《Meetings with Remarkable Trees》的笔记-HOPING FOR IMMORTALITY
- 章节名：HOPING FOR IMMORTALITY
- 2015-08-31 18:35:58
After two centuries, when most beeches are dead or in their dotage, a yew is a mere stripling. At five centuries it is in its prime. Some may reach their millennium. Such is the extraordinary longevity of our native yew (Taxus baccata), the oldest living thing, as far as we know, in Europe or Asia....How old is an old yew like this one at Tandridge? I asked Alan Mitchell, the dendrologist who spent 40 years scouring Britain and Ireland for champion trees. 'A good rule of thumb', he replied, 'is that most trees look older than they are except for yews which are even older than they look.'But why not simply resolve the question of age by counting the annual rings of the trunk? In principle you can date most trees to the year they were born by this method, either by boring the trunks with an auger or by cutting the trees down. Neither auger nor axe is recommended to tree-lovers.
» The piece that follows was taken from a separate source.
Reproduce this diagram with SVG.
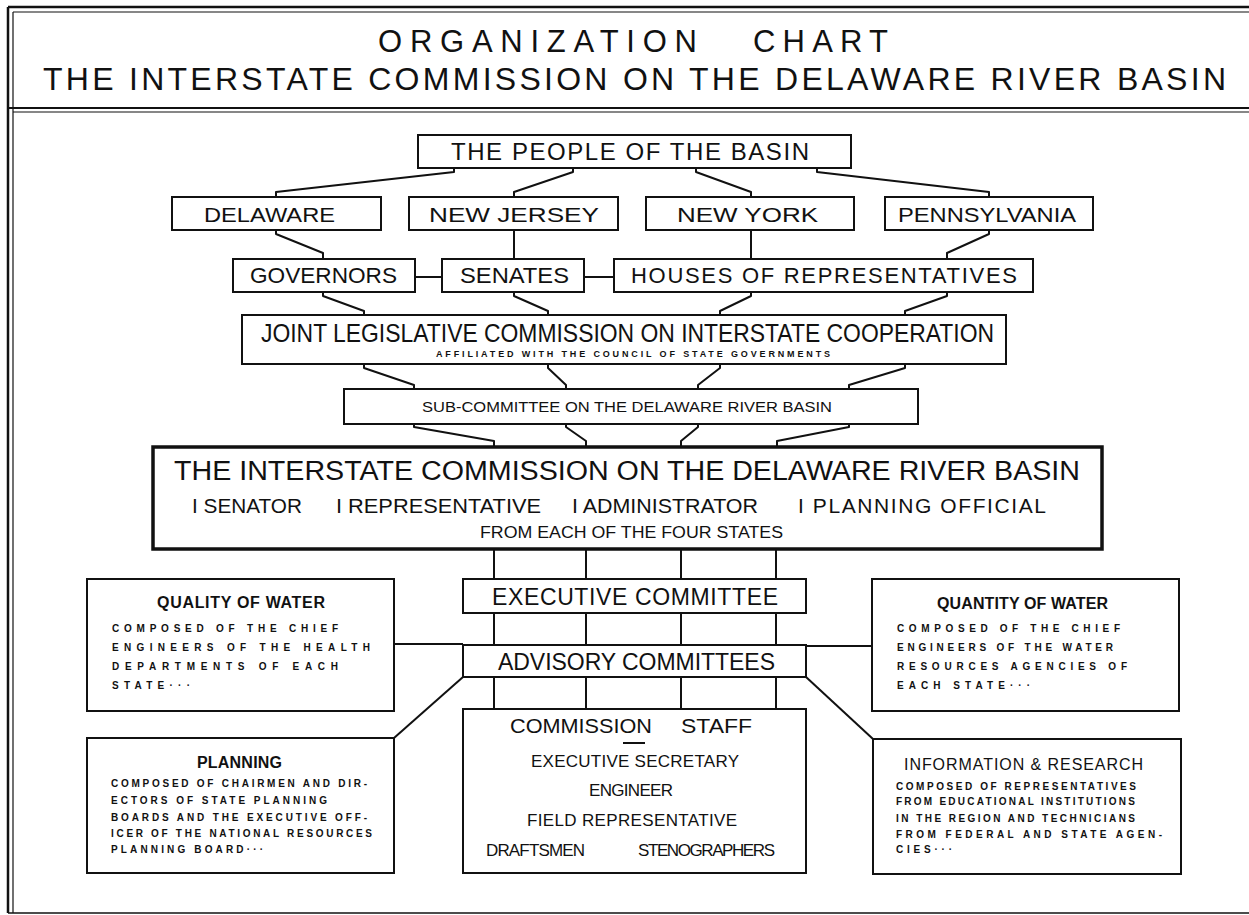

But the auger has shown that the oldest living tree yet discovered is more than 4000 years old: a stunted bristlecone pine called 'Old Methuselah' at the top of a mountain in California. Scientists bored its trunk and counted over 4000 rings. ......Best to fall back on Alan Mitchell's rule of thumb. It looks 1000 years old. Probably it is older. The Celts may have decorated its branches with the heads of their victims. It may live to see our descendants flying to Mars. If awe-inspiring is too solemn a word, you might prefer 'wow'.